RESULLAH'IN EN KÜÇÜK KIZI
KİMDİR?
Cürcânî
diyor ki: "Benim yanımda sahih olan görüş şudur ki Rukayye
Resulullah'ın en küçük kızı idi; hatta Fâtıma'dan (a.s) da
küçüktü."
Bazıları
ise Ümm-ü Külsüm'ün hepsinden küçük olduğunu söylemişlerdir.
Ebu Ömer
de şöyle demiştir: "Fâtıma ve bacısı Ümm-ü Külsüm,
Resullah'ın en küçük kızlarıdır; ancak bu ikisinden
hangisinin daha küçük olduğunda ihtilaf edilmiştir. İbn-i
Serrâc demiştir ki: "Ben Ubeydullah-il Haşimi'nin şöyle
dediğini duydum: "Fâtıma, Resulullah kırk bir yaşındayken
dünyaya gelmiştir."
El-İstiâb
kitabında bu rivâyete "Rukayye'nin Fâtıma'dan daha küçük
olduğu söylenmiştir" cümlesi de ilave edilmiştir.
Bazıları
ise Hz. Fâtıma'nın, kızların en küçükleri olduğunu ileri
sürmüş ve bu görüşü sahih bilmişlerdir.
Her
halükârda eğer biz Rukayye ve Ümm-ü Külsüm'ün Hz. Fâtıma'dan
küçük olduğunu kabul edersek, sonuca varabilmemiz için bu
sefer Hz. Fatıma'nın doğum tarihine bakmamız gerekecek.
Şimdi bu
görüşlerin hangisini alırsanız alın, bi'setten biraz önce
veya bi'setten sonra dünyaya gelen Hz. Fâtıma'dan daha küçük
kızların Ebu Leheb'in iki oğluyla evlenmeleri, boşandıktan
sonra da Rukayye'nin Osman b. Affân ile evlenip bi'setin 5.
yılında Habeşistan'a hicret ederken yolda çocuk düşürmesi
makul bir ihtimal olabilir mi?!
Şimdi Hz.
Fâtıma'nın bi'setin 5. yılında dünyaya geldiğini gösteren
delillerimizi vermeye çalışalım:
Bizimle
aynı görüşü (hicretin 5. yılında doğduğunu) paylaştıklarını
açıkça ortaya koyanların
yanı sıra şu delilleri zikredebiliriz:
a)-Hatırlayacağınız gibi bahsimizin başlarında bir çok râvi
ve tarihçiden
nakletmiştik ki, Resulullah'ın bütün çocuklarının (bazıları
sadece Abd-u Menaf'ı istisna etmişti) bi'setten sonra
dünyaya geldiklerini ileri sürmüşlerdi. Bu da Hz. Fâtıma'nın
bi'setten sonra dünyaya geldiğini gösteriyor.

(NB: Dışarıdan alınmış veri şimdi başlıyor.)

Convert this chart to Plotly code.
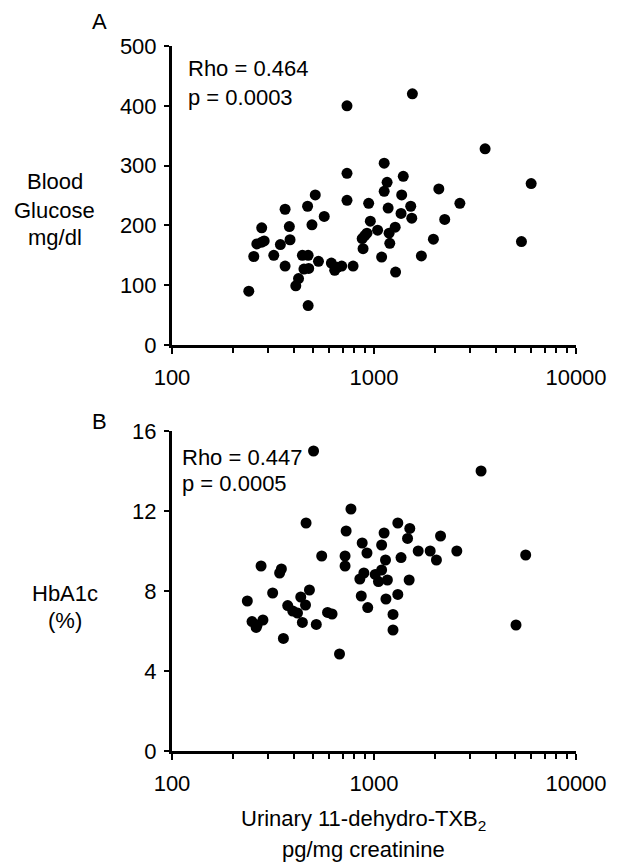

b)-Çeşitli mezheplere mensup hadisçi ve tarihçilerin
naklettiği bir çok rivâyete göre Hz. Fâtıma'nın nütfesi,
Cebrail'in (a.s) miraç gecesinde Resulullah'a (s.a.a)
cennetten getirdiği meyveden bağlanmıştır. Miraç olayı ise
en doğru görüşe göre bi'setin ikinci veya üçüncü yılında
gerçekleşmiştir.
Bu
rivâyetler, Sa'd b. Vakkas, Ümm-ül Mu'minin Âişe, Ömer b.
Hattâb, Sa'd b. Mâlik ve diğer bazı meşhur şahsiyetlerden,
aynı şekilde İmam Cafer-i Sâdık'tan nakledilmiştir.
Bu rivâyetlerin bazısı üzerinde tartışılabilir belki; ancak
bunlardan bir çoğu tartışma götürmez derecede sahihtirler.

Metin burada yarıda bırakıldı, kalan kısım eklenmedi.